In a recent preview of earnings of banks and non-banking finance companies, another local brokerage Religare Capital Markets Ltd said, “The impact of deteriorating asset quality will not be felt in the fourth quarter as banks derive the benefits of new asset restructuring norms.”
The Reserve Bank of India (RBI) has allowed banks to restructure all loans whose repayment has not been met due to the economic downturn.
The gross non-performing assets (NPAs) of the bank rose to 1.98% of advances in the March quarter, up from 1.34% in the year ago quarter. NPAs, net of provisions, increased to 0.6% from 0.5%.
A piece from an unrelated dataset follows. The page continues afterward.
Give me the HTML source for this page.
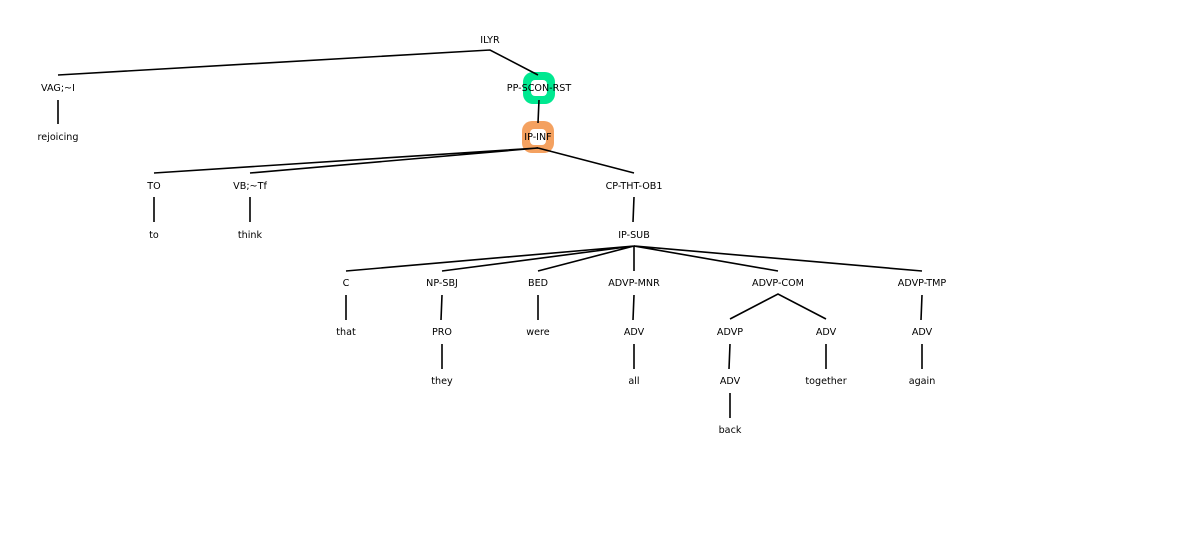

The increase is due to the merger of CBoP, a release said. The erstwhile CBoP loan portfolio accounted for about 42% of gross NPAs on 31 March.
The bank has restructured assets worth Rs120 crore in the March quarter, of which Rs69 crore has been classified as NPAs. It has received applications from borrowers for Rs305 crore worth of loan restructuring and has already classified Rs254 crore of this as NPAs. Banks are required to restructure these by 30 June.
For the fiscal, its deposit base grew 41.7% to Rs1,42,812 crore. Low-cost current account and savings account deposits are 44.4% of total deposits, the highest among private lenders. Yet, its net interest margin or the difference between the cost of funds and earnings on such funds marginally dropped to 4.2% from 4.3% in the year ago quarter.
The bank’s net profit for the fiscal rose 41.17% to Rs2,244.95 crore, against Rs1590.18 crore in the previous year. This includes a one-time Rs31.7 crore income due to a change in accounting practice for some fixed assets such as automated teller machines.
HDFC Bank declared 100% dividend, or Rs10 per share.
HDFC Bank’s scrip rose 0.3% to close at Rs1092.50 even as the bellwether Sensex of the Bombay Stock Exchange, rose 2.93% to 11,134.99 points and Bankex, the banking index, rose 3.16%. The earnings were announced after market hours.